◆ WHAT TO DO
Do not repeat pictures. Repeat exactly the lines of the listing below from its first line through the line with "const plotLeft = 80, plotRight".
────────────────
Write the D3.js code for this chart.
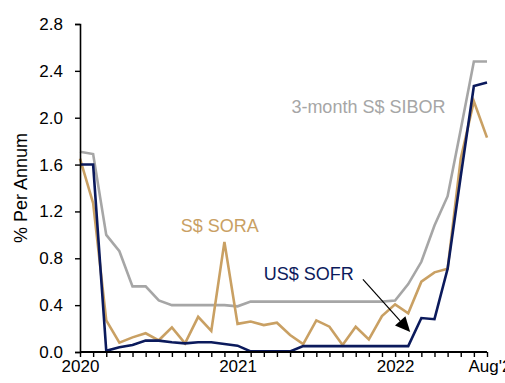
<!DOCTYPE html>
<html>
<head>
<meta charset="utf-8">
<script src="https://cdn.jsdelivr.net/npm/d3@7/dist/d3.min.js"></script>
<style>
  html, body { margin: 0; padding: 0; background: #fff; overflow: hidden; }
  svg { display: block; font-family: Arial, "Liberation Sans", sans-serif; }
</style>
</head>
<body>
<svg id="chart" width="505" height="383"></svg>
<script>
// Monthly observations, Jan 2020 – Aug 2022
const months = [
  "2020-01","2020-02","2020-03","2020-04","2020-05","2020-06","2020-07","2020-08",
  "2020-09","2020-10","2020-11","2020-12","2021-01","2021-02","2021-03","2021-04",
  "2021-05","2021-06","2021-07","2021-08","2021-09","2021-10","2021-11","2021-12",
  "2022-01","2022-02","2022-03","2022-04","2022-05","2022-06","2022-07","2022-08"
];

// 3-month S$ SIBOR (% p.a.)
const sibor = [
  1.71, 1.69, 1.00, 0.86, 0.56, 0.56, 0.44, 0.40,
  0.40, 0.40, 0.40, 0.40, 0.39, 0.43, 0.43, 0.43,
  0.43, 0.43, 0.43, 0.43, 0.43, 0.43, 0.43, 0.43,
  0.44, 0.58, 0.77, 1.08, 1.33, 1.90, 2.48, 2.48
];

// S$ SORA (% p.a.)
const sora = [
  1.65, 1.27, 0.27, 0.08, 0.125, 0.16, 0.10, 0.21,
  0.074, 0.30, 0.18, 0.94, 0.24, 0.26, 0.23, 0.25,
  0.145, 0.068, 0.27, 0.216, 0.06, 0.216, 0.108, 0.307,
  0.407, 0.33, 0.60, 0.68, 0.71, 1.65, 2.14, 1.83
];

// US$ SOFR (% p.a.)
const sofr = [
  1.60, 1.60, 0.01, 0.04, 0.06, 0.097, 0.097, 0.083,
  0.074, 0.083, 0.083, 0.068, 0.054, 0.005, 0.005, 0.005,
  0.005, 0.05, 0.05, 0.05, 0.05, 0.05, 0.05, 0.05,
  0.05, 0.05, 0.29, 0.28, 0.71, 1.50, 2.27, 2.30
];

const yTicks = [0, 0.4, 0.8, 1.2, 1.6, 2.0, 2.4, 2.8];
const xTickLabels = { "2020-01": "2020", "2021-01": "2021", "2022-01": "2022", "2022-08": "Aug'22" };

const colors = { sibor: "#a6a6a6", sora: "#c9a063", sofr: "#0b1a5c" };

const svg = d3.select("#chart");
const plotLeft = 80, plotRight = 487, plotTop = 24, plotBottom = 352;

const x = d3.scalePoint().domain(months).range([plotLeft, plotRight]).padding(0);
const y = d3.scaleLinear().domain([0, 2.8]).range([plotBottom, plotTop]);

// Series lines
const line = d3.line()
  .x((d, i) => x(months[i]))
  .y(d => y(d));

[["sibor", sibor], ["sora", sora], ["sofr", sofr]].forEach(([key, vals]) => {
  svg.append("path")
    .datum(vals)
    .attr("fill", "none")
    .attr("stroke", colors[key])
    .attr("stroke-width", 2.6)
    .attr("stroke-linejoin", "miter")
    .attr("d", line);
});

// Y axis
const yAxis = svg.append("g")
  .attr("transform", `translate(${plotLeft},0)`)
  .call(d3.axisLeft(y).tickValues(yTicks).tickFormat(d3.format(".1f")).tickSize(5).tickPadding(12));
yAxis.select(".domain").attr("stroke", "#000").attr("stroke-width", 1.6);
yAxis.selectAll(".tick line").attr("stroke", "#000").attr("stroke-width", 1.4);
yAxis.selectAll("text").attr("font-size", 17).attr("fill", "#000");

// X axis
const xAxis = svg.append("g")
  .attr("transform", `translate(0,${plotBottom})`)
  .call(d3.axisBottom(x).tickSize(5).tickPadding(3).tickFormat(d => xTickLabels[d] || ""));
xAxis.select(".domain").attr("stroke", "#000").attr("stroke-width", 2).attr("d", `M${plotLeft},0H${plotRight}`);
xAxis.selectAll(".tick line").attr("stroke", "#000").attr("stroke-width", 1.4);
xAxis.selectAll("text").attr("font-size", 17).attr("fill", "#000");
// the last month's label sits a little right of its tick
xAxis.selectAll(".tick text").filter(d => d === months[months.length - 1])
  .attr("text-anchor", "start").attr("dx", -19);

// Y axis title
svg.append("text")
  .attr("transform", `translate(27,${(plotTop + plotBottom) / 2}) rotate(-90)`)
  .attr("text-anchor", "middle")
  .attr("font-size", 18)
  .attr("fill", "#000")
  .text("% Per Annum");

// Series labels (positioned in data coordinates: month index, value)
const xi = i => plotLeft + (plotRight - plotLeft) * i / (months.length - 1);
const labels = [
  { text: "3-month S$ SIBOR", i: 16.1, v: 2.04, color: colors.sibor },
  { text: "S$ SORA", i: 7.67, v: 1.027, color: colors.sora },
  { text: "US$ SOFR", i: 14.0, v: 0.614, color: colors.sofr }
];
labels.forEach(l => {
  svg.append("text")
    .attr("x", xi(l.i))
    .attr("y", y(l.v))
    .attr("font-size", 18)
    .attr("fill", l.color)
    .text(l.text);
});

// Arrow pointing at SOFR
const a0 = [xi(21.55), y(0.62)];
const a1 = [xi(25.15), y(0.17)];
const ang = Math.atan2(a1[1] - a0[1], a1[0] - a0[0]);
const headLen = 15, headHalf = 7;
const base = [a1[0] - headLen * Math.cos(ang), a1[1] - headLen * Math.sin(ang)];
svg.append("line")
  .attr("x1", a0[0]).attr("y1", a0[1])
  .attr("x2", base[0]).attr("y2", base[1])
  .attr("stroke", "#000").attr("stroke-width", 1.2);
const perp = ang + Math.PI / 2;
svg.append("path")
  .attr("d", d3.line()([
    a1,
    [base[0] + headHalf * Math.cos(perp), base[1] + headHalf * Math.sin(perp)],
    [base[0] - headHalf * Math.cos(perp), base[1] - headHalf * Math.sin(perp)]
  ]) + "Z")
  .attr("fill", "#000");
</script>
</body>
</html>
────────────────
◆ RESPONSE
Write the D3.js code for this chart.
<!DOCTYPE html>
<html>
<head>
<meta charset="utf-8">
<script src="https://cdn.jsdelivr.net/npm/d3@7/dist/d3.min.js"></script>
<style>
  html, body { margin: 0; padding: 0; background: #fff; overflow: hidden; }
  svg { display: block; font-family: Arial, "Liberation Sans", sans-serif; }
</style>
</head>
<body>
<svg id="chart" width="505" height="383"></svg>
<script>
// Monthly observations, Jan 2020 – Aug 2022
const months = [
  "2020-01","2020-02","2020-03","2020-04","2020-05","2020-06","2020-07","2020-08",
  "2020-09","2020-10","2020-11","2020-12","2021-01","2021-02","2021-03","2021-04",
  "2021-05","2021-06","2021-07","2021-08","2021-09","2021-10","2021-11","2021-12",
  "2022-01","2022-02","2022-03","2022-04","2022-05","2022-06","2022-07","2022-08"
];

// 3-month S$ SIBOR (% p.a.)
const sibor = [
  1.71, 1.69, 1.00, 0.86, 0.56, 0.56, 0.44, 0.40,
  0.40, 0.40, 0.40, 0.40, 0.39, 0.43, 0.43, 0.43,
  0.43, 0.43, 0.43, 0.43, 0.43, 0.43, 0.43, 0.43,
  0.44, 0.58, 0.77, 1.08, 1.33, 1.90, 2.48, 2.48
];

// S$ SORA (% p.a.)
const sora = [
  1.65, 1.27, 0.27, 0.08, 0.125, 0.16, 0.10, 0.21,
  0.074, 0.30, 0.18, 0.94, 0.24, 0.26, 0.23, 0.25,
  0.145, 0.068, 0.27, 0.216, 0.06, 0.216, 0.108, 0.307,
  0.407, 0.33, 0.60, 0.68, 0.71, 1.65, 2.14, 1.83
];

// US$ SOFR (% p.a.)
const sofr = [
  1.60, 1.60, 0.01, 0.04, 0.06, 0.097, 0.097, 0.083,
  0.074, 0.083, 0.083, 0.068, 0.054, 0.005, 0.005, 0.005,
  0.005, 0.05, 0.05, 0.05, 0.05, 0.05, 0.05, 0.05,
  0.05, 0.05, 0.29, 0.28, 0.71, 1.50, 2.27, 2.30
];

const yTicks = [0, 0.4, 0.8, 1.2, 1.6, 2.0, 2.4, 2.8];
const xTickLabels = { "2020-01": "2020", "2021-01": "2021", "2022-01": "2022", "2022-08": "Aug'22" };

const colors = { sibor: "#a6a6a6", sora: "#c9a063", sofr: "#0b1a5c" };

const svg = d3.select("#chart");
const plotLeft = 80, plotRight = 487, plotTop = 24, plotBottom = 352;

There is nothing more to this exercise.